* EXERCISE AIM
Select all lines with the string "draws" in them, and copy those lines.

:: DATASET RECORDS

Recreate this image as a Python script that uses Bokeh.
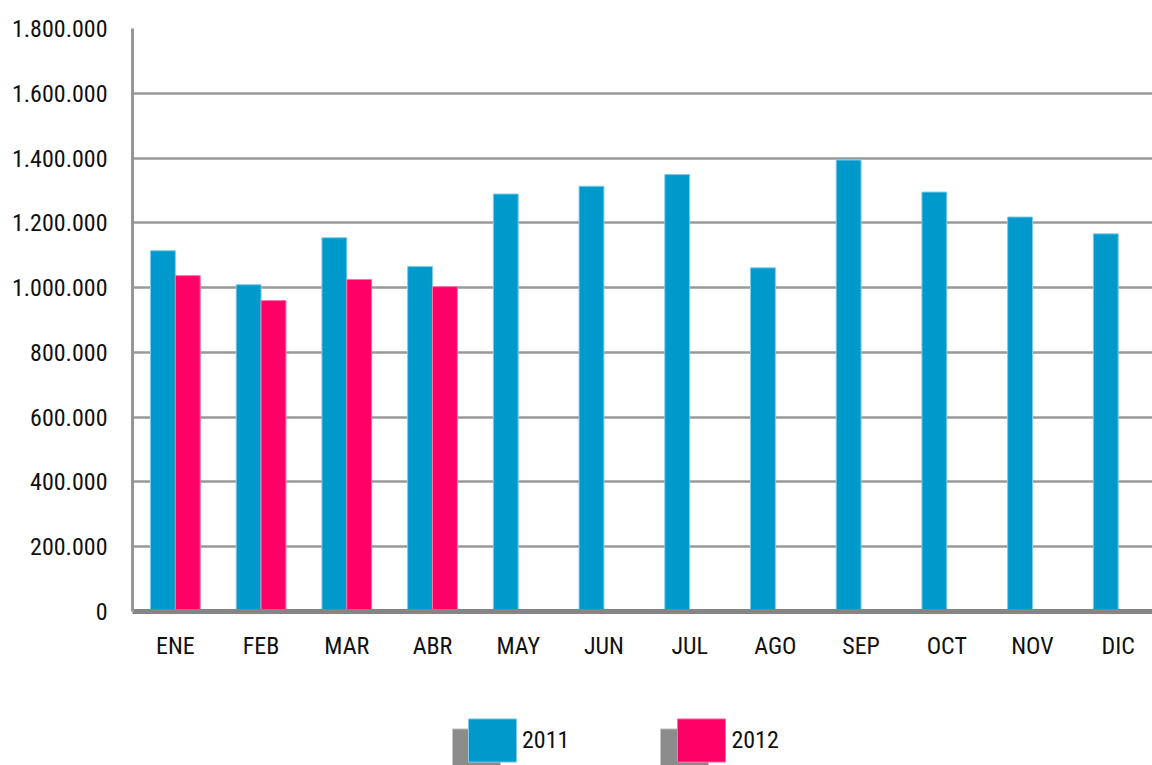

::::
:: DATASET RECORDS

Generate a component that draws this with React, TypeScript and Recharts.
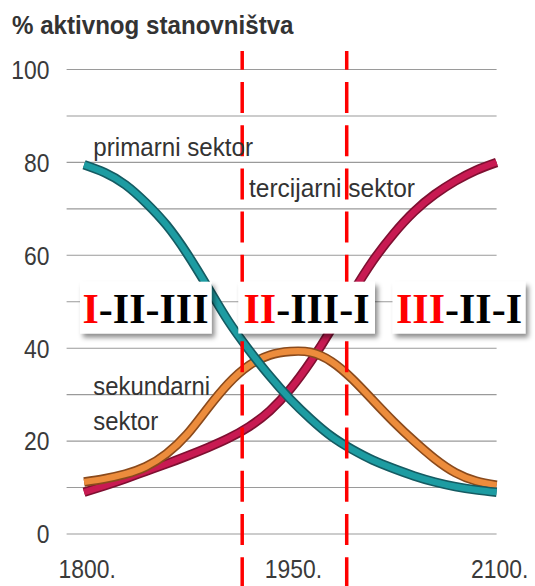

::::
:: DATASET RECORDS

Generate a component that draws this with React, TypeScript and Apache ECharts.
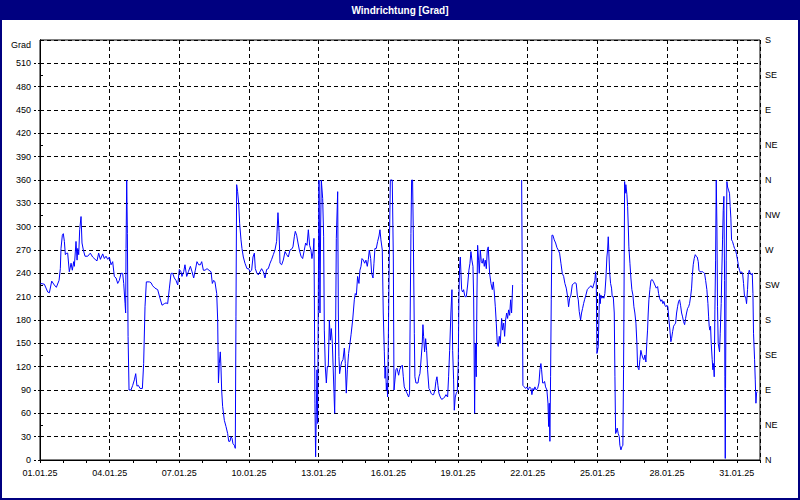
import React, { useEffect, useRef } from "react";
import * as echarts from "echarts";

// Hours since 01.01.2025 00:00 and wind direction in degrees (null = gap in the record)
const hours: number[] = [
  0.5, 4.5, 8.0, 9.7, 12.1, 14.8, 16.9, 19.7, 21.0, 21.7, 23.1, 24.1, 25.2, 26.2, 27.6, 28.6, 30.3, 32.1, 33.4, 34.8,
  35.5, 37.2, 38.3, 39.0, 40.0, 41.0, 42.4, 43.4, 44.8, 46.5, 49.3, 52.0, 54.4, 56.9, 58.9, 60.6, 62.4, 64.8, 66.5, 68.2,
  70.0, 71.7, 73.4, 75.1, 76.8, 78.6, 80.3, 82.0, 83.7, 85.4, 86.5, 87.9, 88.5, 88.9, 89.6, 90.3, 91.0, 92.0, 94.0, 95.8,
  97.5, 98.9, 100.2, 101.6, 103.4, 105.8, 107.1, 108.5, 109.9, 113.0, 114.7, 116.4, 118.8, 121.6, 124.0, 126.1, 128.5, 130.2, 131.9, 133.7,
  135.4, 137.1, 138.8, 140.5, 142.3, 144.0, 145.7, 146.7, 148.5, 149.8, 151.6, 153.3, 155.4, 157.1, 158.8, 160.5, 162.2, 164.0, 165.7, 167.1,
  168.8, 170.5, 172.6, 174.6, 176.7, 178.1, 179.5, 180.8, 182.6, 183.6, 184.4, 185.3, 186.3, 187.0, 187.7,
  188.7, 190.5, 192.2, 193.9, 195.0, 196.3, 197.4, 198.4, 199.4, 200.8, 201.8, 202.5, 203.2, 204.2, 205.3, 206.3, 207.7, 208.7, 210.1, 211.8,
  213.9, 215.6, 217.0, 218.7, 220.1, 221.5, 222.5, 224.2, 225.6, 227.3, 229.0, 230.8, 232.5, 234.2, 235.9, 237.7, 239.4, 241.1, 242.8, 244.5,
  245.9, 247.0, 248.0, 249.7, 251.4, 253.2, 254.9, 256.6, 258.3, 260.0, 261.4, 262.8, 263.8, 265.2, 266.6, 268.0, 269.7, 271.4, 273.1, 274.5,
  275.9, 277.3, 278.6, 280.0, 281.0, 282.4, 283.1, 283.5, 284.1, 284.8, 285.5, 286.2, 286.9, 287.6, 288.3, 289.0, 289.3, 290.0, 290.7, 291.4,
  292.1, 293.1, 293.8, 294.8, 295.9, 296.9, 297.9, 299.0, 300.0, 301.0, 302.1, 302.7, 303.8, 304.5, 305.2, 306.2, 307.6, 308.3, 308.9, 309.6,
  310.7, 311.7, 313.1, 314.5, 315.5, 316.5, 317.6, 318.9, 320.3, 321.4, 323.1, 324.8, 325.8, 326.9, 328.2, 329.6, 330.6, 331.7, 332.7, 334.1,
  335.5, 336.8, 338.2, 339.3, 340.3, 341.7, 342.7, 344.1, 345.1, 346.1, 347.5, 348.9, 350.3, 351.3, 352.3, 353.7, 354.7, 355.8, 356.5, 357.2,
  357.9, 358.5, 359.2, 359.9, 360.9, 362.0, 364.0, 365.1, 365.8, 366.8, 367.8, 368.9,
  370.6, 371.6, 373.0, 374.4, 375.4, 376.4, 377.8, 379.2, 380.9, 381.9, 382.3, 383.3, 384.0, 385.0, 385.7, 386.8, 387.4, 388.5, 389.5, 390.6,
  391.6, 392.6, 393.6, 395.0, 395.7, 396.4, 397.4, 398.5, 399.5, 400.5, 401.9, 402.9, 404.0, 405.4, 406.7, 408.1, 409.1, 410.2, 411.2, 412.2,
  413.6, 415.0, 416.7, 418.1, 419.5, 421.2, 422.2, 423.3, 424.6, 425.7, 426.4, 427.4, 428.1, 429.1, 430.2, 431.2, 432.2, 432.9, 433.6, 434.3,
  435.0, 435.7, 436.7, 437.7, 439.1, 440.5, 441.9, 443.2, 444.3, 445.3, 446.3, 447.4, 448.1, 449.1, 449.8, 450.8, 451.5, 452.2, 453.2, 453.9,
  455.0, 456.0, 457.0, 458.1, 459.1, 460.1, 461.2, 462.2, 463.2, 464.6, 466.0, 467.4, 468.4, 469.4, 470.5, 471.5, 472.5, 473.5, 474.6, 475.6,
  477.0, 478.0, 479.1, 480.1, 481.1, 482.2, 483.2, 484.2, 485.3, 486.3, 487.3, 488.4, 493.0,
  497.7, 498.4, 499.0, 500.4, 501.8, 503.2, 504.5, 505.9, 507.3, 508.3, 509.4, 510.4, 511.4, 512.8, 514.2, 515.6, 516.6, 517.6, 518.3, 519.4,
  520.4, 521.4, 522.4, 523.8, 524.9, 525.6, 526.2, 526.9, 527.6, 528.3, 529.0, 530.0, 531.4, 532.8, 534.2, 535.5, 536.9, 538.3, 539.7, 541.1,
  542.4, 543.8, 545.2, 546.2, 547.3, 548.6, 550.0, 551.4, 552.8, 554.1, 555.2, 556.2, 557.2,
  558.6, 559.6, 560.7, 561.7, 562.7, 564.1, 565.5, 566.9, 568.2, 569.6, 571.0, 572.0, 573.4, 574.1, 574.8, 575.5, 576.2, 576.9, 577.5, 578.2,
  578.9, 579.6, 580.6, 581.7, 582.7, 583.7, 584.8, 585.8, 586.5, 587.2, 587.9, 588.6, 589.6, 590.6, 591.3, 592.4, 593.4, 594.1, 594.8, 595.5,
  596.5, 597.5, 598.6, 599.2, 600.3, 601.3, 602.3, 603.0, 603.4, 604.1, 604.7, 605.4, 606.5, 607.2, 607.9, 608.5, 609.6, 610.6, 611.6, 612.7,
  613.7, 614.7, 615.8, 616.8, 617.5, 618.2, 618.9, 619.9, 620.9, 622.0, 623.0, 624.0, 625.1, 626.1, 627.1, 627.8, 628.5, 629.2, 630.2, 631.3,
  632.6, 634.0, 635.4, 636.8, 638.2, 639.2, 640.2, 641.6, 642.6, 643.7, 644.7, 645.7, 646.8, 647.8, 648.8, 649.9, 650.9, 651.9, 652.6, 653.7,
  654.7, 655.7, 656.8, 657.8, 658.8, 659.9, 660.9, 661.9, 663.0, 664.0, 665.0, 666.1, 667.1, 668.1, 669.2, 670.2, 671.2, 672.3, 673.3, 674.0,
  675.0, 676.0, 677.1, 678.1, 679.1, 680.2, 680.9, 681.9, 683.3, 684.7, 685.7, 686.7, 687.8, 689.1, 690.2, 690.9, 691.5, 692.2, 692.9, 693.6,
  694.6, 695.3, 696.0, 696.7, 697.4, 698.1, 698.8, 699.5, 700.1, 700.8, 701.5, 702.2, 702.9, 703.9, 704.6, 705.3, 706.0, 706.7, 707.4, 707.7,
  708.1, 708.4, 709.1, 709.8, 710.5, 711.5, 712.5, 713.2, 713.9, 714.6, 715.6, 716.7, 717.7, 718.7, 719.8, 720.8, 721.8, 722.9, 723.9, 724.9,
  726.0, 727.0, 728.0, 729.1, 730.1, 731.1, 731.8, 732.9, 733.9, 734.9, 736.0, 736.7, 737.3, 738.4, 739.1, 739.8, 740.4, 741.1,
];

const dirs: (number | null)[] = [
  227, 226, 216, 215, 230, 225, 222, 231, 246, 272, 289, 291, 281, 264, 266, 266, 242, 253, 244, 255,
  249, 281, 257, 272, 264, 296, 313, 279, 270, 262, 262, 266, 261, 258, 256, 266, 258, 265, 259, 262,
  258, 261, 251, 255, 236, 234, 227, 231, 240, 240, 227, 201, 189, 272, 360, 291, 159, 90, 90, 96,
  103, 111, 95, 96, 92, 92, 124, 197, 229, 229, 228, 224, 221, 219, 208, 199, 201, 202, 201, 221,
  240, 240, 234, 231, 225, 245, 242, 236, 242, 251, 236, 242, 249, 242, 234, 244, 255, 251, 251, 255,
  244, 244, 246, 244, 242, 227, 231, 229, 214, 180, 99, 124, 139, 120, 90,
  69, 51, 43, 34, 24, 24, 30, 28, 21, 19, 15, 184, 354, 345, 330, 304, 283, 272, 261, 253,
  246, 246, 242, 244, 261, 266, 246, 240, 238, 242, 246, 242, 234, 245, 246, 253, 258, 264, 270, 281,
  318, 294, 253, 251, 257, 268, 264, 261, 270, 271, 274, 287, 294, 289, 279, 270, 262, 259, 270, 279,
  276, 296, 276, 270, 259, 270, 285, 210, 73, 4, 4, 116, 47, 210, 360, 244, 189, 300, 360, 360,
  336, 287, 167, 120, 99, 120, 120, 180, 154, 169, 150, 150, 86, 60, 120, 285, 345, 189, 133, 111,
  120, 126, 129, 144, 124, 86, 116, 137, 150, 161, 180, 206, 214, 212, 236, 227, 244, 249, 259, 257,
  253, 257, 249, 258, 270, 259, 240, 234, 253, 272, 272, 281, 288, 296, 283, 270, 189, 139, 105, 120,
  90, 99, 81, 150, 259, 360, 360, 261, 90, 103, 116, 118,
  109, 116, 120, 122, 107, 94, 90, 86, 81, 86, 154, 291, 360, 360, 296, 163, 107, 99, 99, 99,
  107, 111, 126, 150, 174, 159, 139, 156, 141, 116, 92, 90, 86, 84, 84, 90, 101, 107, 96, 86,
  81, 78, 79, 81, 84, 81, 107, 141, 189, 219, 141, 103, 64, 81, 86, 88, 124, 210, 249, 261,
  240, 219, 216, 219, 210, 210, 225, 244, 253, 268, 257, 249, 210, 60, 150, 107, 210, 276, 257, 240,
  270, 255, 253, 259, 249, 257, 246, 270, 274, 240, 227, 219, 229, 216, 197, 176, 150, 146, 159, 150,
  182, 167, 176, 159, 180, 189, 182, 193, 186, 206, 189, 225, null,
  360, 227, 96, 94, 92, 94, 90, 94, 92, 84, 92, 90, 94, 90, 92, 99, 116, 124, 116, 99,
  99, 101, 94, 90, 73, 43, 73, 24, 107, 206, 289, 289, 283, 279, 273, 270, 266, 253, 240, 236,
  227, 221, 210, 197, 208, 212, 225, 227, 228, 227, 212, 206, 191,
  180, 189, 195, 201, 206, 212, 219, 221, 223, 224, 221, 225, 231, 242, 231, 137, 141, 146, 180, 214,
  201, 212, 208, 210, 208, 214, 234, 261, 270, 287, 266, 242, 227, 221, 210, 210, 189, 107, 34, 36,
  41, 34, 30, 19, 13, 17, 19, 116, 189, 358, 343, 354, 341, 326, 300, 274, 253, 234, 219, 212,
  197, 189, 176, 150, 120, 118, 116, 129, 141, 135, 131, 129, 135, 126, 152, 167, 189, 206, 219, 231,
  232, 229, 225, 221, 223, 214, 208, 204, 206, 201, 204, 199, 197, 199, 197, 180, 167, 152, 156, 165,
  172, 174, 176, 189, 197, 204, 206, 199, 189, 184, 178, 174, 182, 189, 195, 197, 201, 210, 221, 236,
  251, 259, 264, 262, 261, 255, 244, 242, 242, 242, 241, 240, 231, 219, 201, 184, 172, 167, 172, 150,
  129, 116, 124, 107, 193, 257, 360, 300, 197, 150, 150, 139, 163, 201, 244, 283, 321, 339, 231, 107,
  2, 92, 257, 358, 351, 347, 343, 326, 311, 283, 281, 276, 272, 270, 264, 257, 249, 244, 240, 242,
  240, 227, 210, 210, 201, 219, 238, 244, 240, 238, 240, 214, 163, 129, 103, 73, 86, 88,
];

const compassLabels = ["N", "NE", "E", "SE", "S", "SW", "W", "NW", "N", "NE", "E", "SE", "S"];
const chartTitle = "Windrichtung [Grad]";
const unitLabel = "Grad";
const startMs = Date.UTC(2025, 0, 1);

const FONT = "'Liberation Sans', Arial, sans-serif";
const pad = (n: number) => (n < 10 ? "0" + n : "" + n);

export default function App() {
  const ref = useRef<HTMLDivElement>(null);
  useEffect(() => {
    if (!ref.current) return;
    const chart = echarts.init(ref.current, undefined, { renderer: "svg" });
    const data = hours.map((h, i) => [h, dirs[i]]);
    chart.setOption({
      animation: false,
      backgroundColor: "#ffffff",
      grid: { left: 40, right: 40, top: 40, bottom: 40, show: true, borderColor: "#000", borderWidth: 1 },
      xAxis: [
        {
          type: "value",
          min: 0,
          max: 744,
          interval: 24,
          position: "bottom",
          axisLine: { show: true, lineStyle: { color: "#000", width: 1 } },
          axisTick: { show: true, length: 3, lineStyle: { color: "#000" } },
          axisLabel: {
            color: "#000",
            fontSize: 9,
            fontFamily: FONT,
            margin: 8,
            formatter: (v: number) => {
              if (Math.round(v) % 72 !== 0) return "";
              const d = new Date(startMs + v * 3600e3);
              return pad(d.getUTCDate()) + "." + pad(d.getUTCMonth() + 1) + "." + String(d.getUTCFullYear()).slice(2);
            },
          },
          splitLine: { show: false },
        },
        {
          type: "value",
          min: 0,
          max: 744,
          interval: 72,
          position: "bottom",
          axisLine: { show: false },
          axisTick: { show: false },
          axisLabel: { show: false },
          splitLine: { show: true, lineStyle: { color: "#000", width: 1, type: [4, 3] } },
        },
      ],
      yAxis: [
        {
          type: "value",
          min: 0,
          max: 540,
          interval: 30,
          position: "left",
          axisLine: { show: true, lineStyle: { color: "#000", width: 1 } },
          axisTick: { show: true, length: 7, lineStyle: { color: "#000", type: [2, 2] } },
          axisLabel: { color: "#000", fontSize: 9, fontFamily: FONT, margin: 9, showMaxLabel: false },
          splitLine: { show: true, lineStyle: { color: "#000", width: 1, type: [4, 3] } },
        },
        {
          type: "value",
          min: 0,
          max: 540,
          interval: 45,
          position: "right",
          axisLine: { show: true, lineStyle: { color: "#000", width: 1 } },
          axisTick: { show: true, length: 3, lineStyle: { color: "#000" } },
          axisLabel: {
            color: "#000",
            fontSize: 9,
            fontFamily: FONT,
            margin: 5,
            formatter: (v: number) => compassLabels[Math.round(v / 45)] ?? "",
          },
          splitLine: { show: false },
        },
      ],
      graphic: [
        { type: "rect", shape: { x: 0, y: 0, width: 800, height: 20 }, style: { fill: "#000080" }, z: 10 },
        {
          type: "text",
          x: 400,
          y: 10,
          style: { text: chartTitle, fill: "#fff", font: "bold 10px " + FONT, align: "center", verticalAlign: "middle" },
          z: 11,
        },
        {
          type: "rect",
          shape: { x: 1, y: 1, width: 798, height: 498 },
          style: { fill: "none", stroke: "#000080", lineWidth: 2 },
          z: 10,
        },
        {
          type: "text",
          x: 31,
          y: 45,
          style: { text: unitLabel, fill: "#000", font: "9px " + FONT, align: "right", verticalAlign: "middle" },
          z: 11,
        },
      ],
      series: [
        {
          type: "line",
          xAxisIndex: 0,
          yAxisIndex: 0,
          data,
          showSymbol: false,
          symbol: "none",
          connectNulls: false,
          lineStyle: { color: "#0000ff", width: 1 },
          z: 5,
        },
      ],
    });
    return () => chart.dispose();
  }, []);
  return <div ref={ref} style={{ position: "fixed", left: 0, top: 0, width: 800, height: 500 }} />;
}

::::

* RESPONSE TO THE TASK
Generate a component that draws this with React, TypeScript and Recharts.
Generate a component that draws this with React, TypeScript and Apache ECharts.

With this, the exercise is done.